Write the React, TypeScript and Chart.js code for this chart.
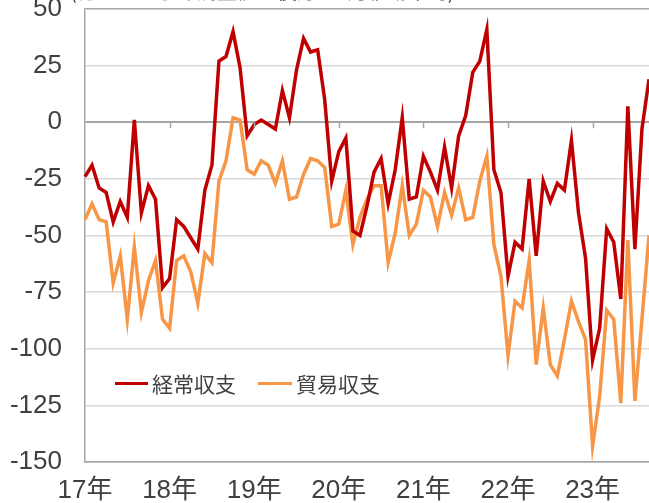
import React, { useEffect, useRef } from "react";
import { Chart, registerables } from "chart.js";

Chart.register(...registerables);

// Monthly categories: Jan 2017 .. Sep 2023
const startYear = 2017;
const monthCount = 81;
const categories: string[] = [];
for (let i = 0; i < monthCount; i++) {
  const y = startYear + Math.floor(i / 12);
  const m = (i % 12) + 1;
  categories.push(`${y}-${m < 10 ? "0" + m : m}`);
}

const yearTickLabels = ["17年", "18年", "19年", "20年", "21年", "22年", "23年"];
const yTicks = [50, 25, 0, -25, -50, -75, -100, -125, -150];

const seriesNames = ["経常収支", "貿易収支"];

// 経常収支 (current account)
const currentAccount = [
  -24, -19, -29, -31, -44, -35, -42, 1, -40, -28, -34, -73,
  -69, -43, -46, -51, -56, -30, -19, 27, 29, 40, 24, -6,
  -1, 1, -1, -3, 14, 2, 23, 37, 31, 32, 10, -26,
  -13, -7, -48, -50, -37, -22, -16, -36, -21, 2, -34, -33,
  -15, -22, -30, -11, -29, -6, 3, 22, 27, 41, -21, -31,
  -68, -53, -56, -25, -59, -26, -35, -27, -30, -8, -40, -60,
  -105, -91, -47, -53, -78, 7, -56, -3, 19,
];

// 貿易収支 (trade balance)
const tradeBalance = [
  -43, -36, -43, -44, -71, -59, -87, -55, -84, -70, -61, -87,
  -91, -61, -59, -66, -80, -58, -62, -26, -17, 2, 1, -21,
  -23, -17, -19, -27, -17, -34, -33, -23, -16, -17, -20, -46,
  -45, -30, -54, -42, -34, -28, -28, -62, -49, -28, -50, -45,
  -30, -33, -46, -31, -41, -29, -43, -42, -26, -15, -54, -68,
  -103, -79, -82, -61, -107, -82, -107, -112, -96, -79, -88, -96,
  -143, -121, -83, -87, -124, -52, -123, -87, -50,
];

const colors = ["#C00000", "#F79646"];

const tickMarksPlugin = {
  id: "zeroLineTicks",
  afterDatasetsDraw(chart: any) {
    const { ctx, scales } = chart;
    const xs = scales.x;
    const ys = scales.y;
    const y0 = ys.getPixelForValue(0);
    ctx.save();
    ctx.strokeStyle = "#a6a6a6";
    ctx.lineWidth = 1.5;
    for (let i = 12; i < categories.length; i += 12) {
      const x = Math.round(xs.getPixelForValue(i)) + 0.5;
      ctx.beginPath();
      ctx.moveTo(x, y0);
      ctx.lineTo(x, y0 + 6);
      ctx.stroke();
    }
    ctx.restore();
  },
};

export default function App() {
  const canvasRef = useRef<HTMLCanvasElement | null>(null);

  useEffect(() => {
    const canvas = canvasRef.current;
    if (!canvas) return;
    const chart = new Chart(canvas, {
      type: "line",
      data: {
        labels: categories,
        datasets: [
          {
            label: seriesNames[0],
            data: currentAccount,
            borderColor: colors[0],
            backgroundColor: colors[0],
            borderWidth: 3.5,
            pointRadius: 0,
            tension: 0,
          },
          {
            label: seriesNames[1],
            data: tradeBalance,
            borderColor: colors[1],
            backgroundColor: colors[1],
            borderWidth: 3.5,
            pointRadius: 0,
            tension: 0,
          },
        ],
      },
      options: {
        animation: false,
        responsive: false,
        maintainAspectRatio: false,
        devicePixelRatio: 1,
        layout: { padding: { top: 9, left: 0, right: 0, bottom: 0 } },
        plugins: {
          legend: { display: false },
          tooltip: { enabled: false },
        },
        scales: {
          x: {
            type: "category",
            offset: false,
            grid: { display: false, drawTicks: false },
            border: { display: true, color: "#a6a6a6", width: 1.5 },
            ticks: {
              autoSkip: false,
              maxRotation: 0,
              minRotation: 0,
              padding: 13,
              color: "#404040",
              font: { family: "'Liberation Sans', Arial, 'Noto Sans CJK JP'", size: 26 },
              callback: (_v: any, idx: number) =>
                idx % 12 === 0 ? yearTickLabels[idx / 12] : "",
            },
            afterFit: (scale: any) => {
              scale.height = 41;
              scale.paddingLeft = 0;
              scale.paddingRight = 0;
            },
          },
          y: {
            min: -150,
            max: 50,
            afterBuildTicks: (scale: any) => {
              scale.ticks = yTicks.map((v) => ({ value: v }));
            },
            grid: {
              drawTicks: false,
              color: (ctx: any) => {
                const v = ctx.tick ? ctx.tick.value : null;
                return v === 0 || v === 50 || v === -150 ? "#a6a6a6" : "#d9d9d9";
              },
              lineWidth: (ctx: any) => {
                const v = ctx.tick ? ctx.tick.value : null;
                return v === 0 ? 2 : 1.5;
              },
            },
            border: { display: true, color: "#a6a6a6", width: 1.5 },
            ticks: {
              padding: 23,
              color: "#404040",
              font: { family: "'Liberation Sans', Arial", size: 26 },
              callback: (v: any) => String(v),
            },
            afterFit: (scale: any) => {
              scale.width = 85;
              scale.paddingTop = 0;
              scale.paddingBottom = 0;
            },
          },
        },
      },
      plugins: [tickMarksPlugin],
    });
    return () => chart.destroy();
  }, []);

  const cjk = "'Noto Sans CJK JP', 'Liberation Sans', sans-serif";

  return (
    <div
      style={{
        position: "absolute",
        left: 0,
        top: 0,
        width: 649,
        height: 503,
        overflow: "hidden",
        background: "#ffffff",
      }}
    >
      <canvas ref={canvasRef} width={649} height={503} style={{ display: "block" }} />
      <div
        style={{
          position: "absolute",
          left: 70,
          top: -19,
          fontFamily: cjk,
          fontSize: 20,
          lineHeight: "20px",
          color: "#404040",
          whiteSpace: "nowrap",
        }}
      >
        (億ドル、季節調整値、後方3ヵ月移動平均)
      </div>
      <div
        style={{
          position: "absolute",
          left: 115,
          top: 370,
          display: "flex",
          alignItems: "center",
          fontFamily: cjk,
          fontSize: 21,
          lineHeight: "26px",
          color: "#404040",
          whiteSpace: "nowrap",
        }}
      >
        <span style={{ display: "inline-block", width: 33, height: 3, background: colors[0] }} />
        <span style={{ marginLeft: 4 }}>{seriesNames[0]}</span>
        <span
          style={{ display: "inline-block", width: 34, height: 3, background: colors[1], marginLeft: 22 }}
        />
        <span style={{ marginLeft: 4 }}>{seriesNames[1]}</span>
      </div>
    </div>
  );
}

What is expected: Starting at the first line of the material, output exactly the lines up to and including the one with "Chart.register(...registerables);". Do not include the pictures.

Output of the exercise:
Write the React, TypeScript and Chart.js code for this chart.
import React, { useEffect, useRef } from "react";
import { Chart, registerables } from "chart.js";

Chart.register(...registerables);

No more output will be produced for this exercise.